EW explained that Kansas wanted to teach only ID. EW studies the Bible every day. Fanaticsm can be dangerous, since even Descartes didn’t publish a book for fear fo the Inquisition. EW’s for the opening of the mind.
8. Asked about the importance of religion and faith, and combating anti-Semitism in universities, and intolerance.
EW says universities should not be intolerant, and he prefers respect to tolerance, always by example. Maimonides said that the teacher should respect the student as well. EW also sees respect as a code of conduct; what you must do, do it.
9. What does EW think of the terminology used in the faith based community and how it’s used in politics
EW doesn’t like to mix politics and religion.
The 10th question was asked by a very verbose man who brought up the Holocaust, the Germans, Gulf Wars One and Two, the Crusades, genocide, and massacres, finally asking, what’s to prevent this from happening if the conditions were right?
EW started by stating he doesn’t believe in collective guilt. Only the guilty are guilty.
America’s past is not very clean, with the history of the American Indians and the black community. In 1956 he traveled coast to coast by car with some friends and saw racism at work in the South, shocked to see it was the law of the land. He had never felt shame as a Jew but he felt shame as a white. “But here in America we changed; the law is no longer racist. . . It is possible to do what we do personally.
Memory will save us from repetition.
As long as we remember there can be no other catastrophe as the one we spoke about”.
11. Does he see any parallels between the Nazis and Bush?
“No, absolutely not.
It is totally dishonest to say so, not real, and not true.
EW ended by telling us about a just man who decided to do things for others, and went to the most sinful of cities. He put up posters that said, “remember you’re responsible for one another”, He started shouting. Years later he was still at it, and a child asked him if it was useless. The man explained that “at first I thought that if I shouted long enough I’d change them. Now I don’t want them to change me”.
The Daily Princetonian has an article, and here‘s another report on the lecture. Update the guy from the Packet must have gone to a different lecture.
(technorati tags Elie Wiesel)
Also posted at Blogger News Network
Great post! I wish I’d been able to see him, but it’s good to hear that the lines were probably longer than the lines to see Galloway.

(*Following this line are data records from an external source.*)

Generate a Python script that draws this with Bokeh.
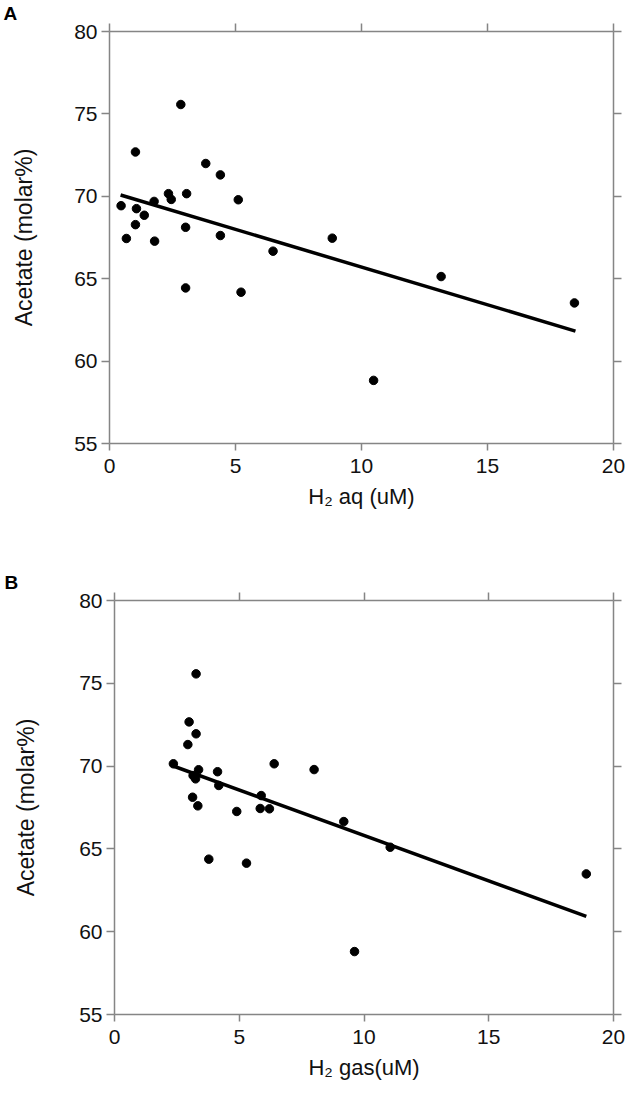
from bokeh.plotting import figure
from bokeh.models import Range1d, LinearAxis, FixedTicker, Title
from bokeh.embed import file_html
from bokeh.resources import INLINE

# ---- data panel A (H2 aq) ----
a_x = [0.46, 0.67, 1.03, 1.07, 1.03, 1.38, 1.77, 1.79, 2.34, 2.45, 2.83, 3.06,
       3.02, 3.02, 3.82, 4.40, 4.40, 5.11, 5.22, 6.49, 8.84, 13.16, 18.45, 10.48]
a_y = [69.43, 67.44, 72.69, 69.25, 68.28, 68.85, 69.69, 67.28, 70.16, 69.81, 75.57, 70.16,
       68.12, 64.44, 71.99, 71.30, 67.62, 69.79, 64.18, 66.67, 67.46, 65.13, 63.53, 58.83]
a_fit_x = [0.44, 18.49]
a_fit_y = [70.08, 61.82]

# ---- data panel B (H2 gas) ----
b_x = [2.36, 3.27, 2.99, 3.27, 2.94, 3.37, 3.15, 3.25, 4.13, 4.18, 3.13, 3.34,
       4.90, 5.88, 5.84, 6.21, 6.40, 8.00, 9.19, 3.78, 5.29, 11.05, 18.91, 9.62]
b_y = [70.14, 75.57, 72.67, 71.95, 71.30, 69.78, 69.43, 69.23, 69.66, 68.83, 68.12, 67.60,
       67.26, 68.22, 67.44, 67.42, 70.14, 69.79, 66.65, 64.38, 64.14, 65.10, 63.49, 58.80]
b_fit_x = [2.38, 18.91]
b_fit_y = [69.99, 60.92]

x_ticks = [0, 5, 10, 15, 20]
y_ticks = [55, 60, 65, 70, 75, 80]

FONT = "Liberation Sans"
AXC = "#858585"
TXT = "#111111"


def make_panel(xs, ys, fx, fy, xlabel, letter, letter_offset,
               height, top, bottom, left, right, width, ystand):
    p = figure(width=width, height=height, output_backend="svg", toolbar_location=None,
               x_range=Range1d(0, 20), y_range=Range1d(55, 80),
               min_border_top=top, min_border_bottom=bottom,
               min_border_left=left, min_border_right=right)
    p.outline_line_color = None
    p.xgrid.visible = False
    p.ygrid.visible = False
    p.background_fill_color = "white"
    p.border_fill_color = "white"

    xa = p.xaxis[0]
    ya = p.yaxis[0]
    xa.ticker = FixedTicker(ticks=x_ticks)
    ya.ticker = FixedTicker(ticks=y_ticks)
    for ax, to in ((xa, 7), (ya, 8)):
        ax.axis_line_color = AXC
        ax.axis_line_width = 1.5
        ax.major_tick_line_color = AXC
        ax.major_tick_line_width = 1.5
        ax.major_tick_in = 0
        ax.major_tick_out = to
        ax.minor_tick_line_color = None
        ax.major_label_text_font = FONT
        ax.major_label_text_font_size = "21px"
        ax.major_label_text_color = TXT
        ax.axis_label_text_font = FONT
        ax.axis_label_text_font_style = "normal"
        ax.axis_label_text_color = TXT
    xa.major_label_standoff = 8
    ya.major_label_standoff = 4
    xa.axis_label = xlabel
    xa.axis_label_text_font_size = "22px"
    xa.axis_label_standoff = 8
    ya.axis_label = "Acetate (molar%)"
    ya.axis_label_text_font_size = "23px"
    ya.axis_label_standoff = ystand

    ta = LinearAxis(ticker=FixedTicker(ticks=x_ticks),
                    major_label_overrides={t: "" for t in x_ticks})
    ra = LinearAxis(ticker=FixedTicker(ticks=y_ticks),
                    major_label_overrides={t: "" for t in y_ticks})
    for ax in (ta, ra):
        ax.axis_line_color = AXC
        ax.axis_line_width = 1.5
        ax.major_tick_line_color = AXC
        ax.major_tick_line_width = 1.5
        ax.major_tick_in = 0
        ax.major_tick_out = 8
        ax.minor_tick_line_color = None
        ax.major_label_text_font_size = "1px"
        ax.major_label_standoff = 0
    p.add_layout(ta, "above")
    p.add_layout(ra, "right")

    p.line(fx, fy, line_color="black", line_width=3.5)
    p.scatter(xs, ys, size=8.5, fill_color="black", line_color="black")

    t = Title(text=letter, align="left", offset=letter_offset, text_font=FONT,
              text_font_size="19px", text_font_style="bold", text_color="black",
              standoff=0)
    p.add_layout(t, "above")
    return p


# panel A: frame left 109, right 613, top 29, bottom 443
pa = make_panel(a_x, a_y, a_fit_x, a_fit_y, "H\u2082 aq (uM)", "A", -106,
                height=560, top=29, bottom=117, left=109, right=17, width=630, ystand=34)
# panel B: frame left 114, right 613, top 600, bottom 1014 (canvas starts at 560)
pb = make_panel(b_x, b_y, b_fit_x, b_fit_y, "H\u2082 gas(uM)", "B", -110,
                height=535, top=40, bottom=81, left=114, right=17, width=630, ystand=37)

open("out.html", "w").write(file_html((pa, pb), INLINE))
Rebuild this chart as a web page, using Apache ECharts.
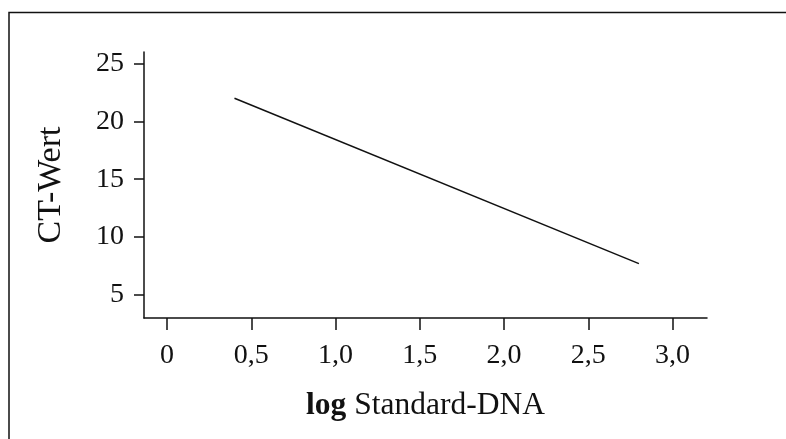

A Wiesel vs. Galloway debate would have been wonderful – talk about completely opposite points of view.
Talk about completely opposite points in the spectrum of human behavior.
Talk about completely opposite points in the spectrum of human behavior
And listening to EW in person was such an extraordinary experience. Moving, encouraging, and at the same time heartbreaking that such a lovely man had gone through such suffering, and at such an early age.
Darling, this is a lovely post, and it is reassuring to hear the sane and peaceful in a time of anger and aggression.
The Dalai Lama is coming to New Brunswick this weekend. I hope someone reports his speech as well as you have Wiesel’s.
Thank you for allowing me to “see” this event through your recollections. I wish I could have been there and appreciate the opportunity to join vicariously.